Test result is an object with three essential and many less used properties. The most important properties are:

  1. test_case_id that identifies the test case (the test case identifier is a string, unique to the test it belongs to, the test is recored, as test_id in a test run object)
  2. result that encodes the outcome of the test. Currently only four values are allowed here, they are ‘pass’, ‘fail’, ‘skip’ and ‘unknown’. The first three are rather obvious, the last one has a special purpose. It is the recommended value of a benchmark. Essentially since benchmarks are not pass-fail tests (the measurements can be dissatisfying from a certain point of view but this is relative) and the result code is mandatory we have decided to use it by default for all benchmarks.
  3. measurement (optional) that encodes the benchmark result. This is a single decimal number. The system handles this without precision loss so don’t be afraid to use it for things that would be impractical with simple floating point numbers.

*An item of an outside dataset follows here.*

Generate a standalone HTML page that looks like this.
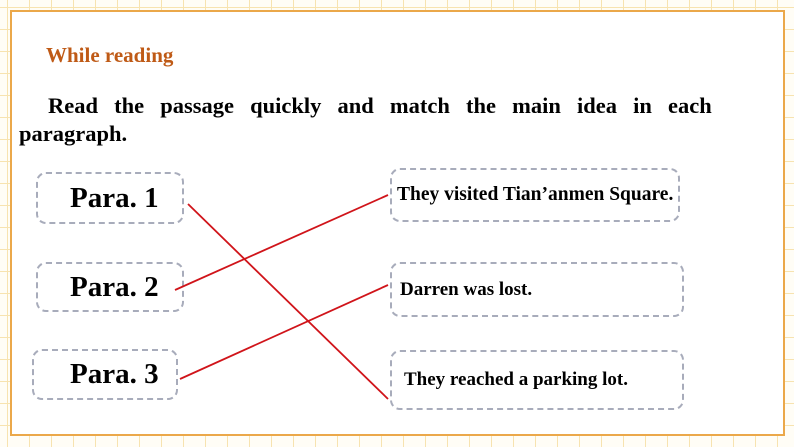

Since there is only one measurement allowed per test case our recommendation is to store each measurement (each number that comes out of some test code) as a separate result with an unique test case identifier. The only exception, perhaps, would be a case where the test case is really the same and subsequent results sample the same value periodically. We have not explored this area yet and it is likely that for profiling we’ll introduce a dedicated schema.

Attachments objects

Attachments are simple objects that store the pathname (or just name), mime_type and either the raw content (here stored as base64-encoded string) or a reference to a copy in a public_url field.

We don’t recommend storing very large attachments directly in the bundle. While it will work the performance of handling such bundles will pale in comparison to the same bundle with attachments stored externally.

Software context objects

Software context is a object that describes the “software” part of the environment in which a test was running. Currently this is limited to three pieces of information:

  1. A list of packages that was installed (packages). Each package is a simple object with name and version. So far we used this system for Debian packages but it should map fine for RedHat and Android as well.
  2. A list of software sources. A source is a loose association (it does not tell you exactly how the source was used/present on the device) between the test and some precise source code. The source code is identified by a particular commit (revision, check-in, change set, recored as branch_revision) in a particular version control system (branch_vcs) that is found at a particular, version control system specific, url (branch_url). Since many of our users use Launchpad we also decided to store the name of the project. Thus we associated the project_name property with a launchpad project name. There is one extra attribute, that is optional, which records the date and time of the commit (commit_timestamp). While we realise that time stamps do not form an ancestor-descendant chain (definitely not in distributed version control systems) they non the less provide useful context.
  3. A name of the system image. There is very little rationale behind this field apart from end-user usefulness (what was the user running?). We recommend to store the output of lsb_release --description --short if appropriate. Note that this does not allow one to uniquely identify images (at the very least this was not the indented usage of this field)

Hardware context objects

Hardware context is an object that holds an array of devices in its sole property (devices). Each device object has a type (device_type), a human-readable description (device_description) and an arbitrary set of attributes (contained in attributes). Each attribute may be a string or an integer.

There are some device types currently used by LAVA. The convention is “device, dot, device type”, for example we currently have device.usb, device.cpu and device.memory.

In practice devices are modeled ad-hoc, as the need arises. The attributes can store enough information to be looked up later that we did not try to standardize how all actual devices should be described (there is no strict schema for, say, PCI cards). We hope to see a set of mini-standards developing around this concept where a device of a particular class has a standardized set of attributes that everyone agrees on.